The name is a linguistic fossil. La Mana, some say, comes from Lang Mana Atti, which means mine of the great king, a reference to the gold and other metals the land has always yielded. Others argue it derives from a Tsachila word for beautiful or big, referring to the almost absurd fertility of the western Andean foothills. Both may be true. Long before any Spanish speaker wrote it down, the Tsachila people, also called Los Colorados, lived here. They left clay figures, painted pots, and the residues of metalwork in the earth, evidence that they melted the gold the mountains gave them. The canton that rose on top of their lands carries forward both the mineral wealth and the memory.
The Tsachila, whose name roughly means true people, occupied the foothills where the western Andes step down toward the Pacific. Archaeologists in La Mana have recovered clay vessels, zoomorphic statuettes with deliberate ornaments, and pots that show evidence of high-temperature use. The presumption is that the Tsachila used those containers to smelt metals drawn from surrounding mountains. What remains of their visible presence in La Mana is fragmentary, but it is enough to indicate a sophisticated metallurgical tradition. They were not the simple agriculturalists colonial accounts sometimes described. They were miners, metallurgists, and traders who understood the land long before anyone called it La Mana.
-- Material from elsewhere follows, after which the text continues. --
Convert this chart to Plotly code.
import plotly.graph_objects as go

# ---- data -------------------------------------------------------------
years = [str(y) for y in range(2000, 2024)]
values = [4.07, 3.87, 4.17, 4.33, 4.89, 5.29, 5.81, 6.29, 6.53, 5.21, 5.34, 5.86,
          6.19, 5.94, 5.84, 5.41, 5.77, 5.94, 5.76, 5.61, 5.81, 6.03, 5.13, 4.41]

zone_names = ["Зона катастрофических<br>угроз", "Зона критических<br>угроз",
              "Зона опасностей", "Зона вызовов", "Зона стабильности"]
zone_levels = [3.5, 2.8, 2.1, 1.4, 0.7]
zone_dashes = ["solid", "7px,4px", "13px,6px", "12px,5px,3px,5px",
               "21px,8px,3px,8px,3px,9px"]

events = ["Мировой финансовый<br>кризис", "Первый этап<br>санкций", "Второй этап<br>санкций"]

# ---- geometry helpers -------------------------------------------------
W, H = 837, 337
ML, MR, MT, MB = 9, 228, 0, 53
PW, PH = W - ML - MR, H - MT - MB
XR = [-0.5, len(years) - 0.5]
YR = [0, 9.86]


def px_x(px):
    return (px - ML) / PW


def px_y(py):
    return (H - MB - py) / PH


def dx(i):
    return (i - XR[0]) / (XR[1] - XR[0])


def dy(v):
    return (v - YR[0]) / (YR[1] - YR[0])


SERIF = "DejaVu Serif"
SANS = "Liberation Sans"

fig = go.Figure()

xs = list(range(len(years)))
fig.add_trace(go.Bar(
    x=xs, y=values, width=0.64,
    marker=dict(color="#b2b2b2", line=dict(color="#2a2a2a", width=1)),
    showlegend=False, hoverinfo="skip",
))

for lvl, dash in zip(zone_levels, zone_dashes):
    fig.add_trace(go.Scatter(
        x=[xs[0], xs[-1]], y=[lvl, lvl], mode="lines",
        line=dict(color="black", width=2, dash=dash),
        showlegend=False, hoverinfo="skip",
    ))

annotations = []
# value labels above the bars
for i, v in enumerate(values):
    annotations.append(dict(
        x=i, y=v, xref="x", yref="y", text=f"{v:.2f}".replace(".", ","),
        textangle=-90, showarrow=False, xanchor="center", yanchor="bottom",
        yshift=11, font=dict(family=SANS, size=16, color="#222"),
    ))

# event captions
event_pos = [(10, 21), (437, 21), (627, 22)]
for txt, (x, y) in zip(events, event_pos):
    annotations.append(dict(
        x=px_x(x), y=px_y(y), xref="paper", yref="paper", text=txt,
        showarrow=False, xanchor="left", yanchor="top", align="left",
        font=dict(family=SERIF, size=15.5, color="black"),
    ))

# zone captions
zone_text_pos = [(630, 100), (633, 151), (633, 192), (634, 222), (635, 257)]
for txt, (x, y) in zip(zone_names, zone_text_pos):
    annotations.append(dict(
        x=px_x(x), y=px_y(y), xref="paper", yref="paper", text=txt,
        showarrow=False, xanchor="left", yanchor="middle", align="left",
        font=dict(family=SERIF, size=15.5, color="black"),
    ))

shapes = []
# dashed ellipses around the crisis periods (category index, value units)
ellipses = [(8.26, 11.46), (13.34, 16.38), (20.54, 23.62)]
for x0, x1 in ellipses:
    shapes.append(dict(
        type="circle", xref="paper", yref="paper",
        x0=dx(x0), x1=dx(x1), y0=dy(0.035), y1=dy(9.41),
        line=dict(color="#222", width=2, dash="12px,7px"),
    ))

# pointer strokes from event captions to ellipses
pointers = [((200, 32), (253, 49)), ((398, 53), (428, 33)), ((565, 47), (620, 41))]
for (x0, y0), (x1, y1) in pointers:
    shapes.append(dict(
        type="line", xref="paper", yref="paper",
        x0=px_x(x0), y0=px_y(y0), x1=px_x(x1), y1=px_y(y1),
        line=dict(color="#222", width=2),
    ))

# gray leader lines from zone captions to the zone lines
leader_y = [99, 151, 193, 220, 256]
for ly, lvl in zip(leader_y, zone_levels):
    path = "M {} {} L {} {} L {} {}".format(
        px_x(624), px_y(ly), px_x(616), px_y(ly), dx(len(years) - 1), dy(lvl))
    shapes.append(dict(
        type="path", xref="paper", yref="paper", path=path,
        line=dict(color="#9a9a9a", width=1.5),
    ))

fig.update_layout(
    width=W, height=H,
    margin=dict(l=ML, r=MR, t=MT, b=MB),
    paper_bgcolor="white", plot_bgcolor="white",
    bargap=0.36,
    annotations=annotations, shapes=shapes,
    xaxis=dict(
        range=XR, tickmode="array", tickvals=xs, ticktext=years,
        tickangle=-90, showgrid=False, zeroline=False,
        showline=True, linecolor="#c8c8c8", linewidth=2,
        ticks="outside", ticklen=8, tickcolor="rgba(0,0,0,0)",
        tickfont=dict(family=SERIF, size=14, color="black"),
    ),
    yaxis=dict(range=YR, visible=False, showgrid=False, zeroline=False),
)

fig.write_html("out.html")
By the twentieth century, La Mana had grown large enough and distinct enough to want its own political identity. The legislative Committee of Civil and Penal Law sent a bill to create the canton, and on May 19, 1986, under the government of President Leon Febres Cordero, La Mana officially became the sixth-largest canton in Cotopaxi Province. The canton covers 66,258 acres. It is named both for the town and for the territory around it. Unusual among Ecuadorian settlements, La Mana was not founded by one migrating indigenous group or by a specific colonial expedition. People came from all over the country, drawn by the land's fertility, and they brought their customs with them. The result is a town that is less a single culture than a braid of several.
At the center of La Mana stands a monument to Carlos Lozada Quintana. He owned the La Merced Hacienda, a large landholding that once dominated the area. When the town began to organize itself around the amenities a modern community needs, he did something remarkable. He donated his lands for plazas, parks, streets, schools, and the basic services that let a settlement grow. Without him, the public spaces of La Mana would not exist in the form they do today. His name is not in any Ecuadorian national history book most foreigners would read, but every Lamanense knows it. The statue reminds them that not all wealth in the country has traveled one direction.
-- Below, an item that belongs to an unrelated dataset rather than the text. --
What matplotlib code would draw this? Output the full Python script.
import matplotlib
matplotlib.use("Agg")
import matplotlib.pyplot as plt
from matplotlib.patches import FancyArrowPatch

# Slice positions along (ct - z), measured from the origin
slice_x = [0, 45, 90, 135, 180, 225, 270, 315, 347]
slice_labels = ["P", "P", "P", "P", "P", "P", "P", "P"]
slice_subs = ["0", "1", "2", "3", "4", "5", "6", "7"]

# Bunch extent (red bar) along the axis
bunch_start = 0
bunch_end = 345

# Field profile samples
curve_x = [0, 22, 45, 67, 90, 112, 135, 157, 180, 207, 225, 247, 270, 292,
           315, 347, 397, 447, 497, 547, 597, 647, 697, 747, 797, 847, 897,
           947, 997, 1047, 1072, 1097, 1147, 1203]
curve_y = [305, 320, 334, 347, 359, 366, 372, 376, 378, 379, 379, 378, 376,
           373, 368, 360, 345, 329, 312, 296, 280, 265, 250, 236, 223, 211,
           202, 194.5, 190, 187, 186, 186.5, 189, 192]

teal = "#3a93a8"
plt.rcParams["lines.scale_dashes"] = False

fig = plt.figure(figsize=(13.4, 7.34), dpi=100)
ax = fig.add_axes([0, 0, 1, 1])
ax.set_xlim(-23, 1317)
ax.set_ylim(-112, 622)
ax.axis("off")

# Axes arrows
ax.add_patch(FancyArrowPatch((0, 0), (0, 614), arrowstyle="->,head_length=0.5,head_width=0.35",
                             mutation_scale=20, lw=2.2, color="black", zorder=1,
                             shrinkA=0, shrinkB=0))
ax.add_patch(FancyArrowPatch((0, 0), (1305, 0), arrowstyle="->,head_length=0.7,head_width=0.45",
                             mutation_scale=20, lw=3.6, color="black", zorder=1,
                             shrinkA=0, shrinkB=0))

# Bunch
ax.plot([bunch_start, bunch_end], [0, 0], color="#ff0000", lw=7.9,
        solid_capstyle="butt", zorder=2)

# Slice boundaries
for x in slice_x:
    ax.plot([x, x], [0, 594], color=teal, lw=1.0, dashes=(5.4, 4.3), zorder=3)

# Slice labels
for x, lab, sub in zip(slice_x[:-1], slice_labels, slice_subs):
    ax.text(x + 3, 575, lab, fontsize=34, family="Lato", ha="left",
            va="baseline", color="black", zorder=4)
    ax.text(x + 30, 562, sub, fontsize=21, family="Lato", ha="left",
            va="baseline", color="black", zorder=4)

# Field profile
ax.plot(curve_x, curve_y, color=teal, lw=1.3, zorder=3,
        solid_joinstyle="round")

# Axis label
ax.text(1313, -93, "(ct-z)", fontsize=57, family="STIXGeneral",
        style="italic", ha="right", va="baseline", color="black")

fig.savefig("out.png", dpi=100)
La Mana sits in the foothills of the western Andean mountain range, on an alluvial plain layered with volcanic ash and sand from unnamed ancient eruptions. The main town rests on an old terrace of the San Pablo River. Climates stack vertically here. Move uphill and you pass through subtropical bands into tropical heat. The canton grows bananas, orito, yucca, cocoa, tobacco, and coffee on an industrial scale. It also holds gold. The Canaveral, a natural gold mine, sits 12 kilometers from the town center, and other mineral deposits lace the underlying rock. Agriculture and mining together made La Mana economically significant far beyond its size, and they continue to shape daily life.
Among the attractions spread across the surrounding landscape, Las 7 Cascadas, a chain of natural waterfalls in the neighboring Pangua Canton, draws the most visitors. Closer in, the Cascada Guadual drops 25 meters into a natural pool 15 kilometers from Pucayacu. The Cascada de Brasil tumbles another 15 meters into an emerald-green lagoon. Even more striking is Hacienda Malqui, a cattle ranch an hour and a half from La Mana. Its stones turned out not to be a pile of field boulders but an archaeological site connected to the tomb of Atahualpa, the last Inca emperor. Malqui means body or mummy of the Inca ancestors. The site is believed to have been a populated ceremonial center, and today it forms part of the Malqui Machay cultural project. The past here is not buried deep. It sits on the surface, under layers that were never very thick.
Located at 0.94 degrees S, 79.23 degrees W in Cotopaxi Province, Ecuador, in the western Andean foothills at the transition between sierra and coastal plain. Best viewed from 6,000 to 10,000 feet; the surrounding landscape shifts dramatically from dry highland to lush tropical lowland within a short horizontal distance. Nearest airport: Cotopaxi International in Latacunga (SELT/LTX), about 40 nautical miles east across the Andes, with larger service from Mariscal Sucre in Quito. Morning flights offer the best visibility before afternoon convective buildups.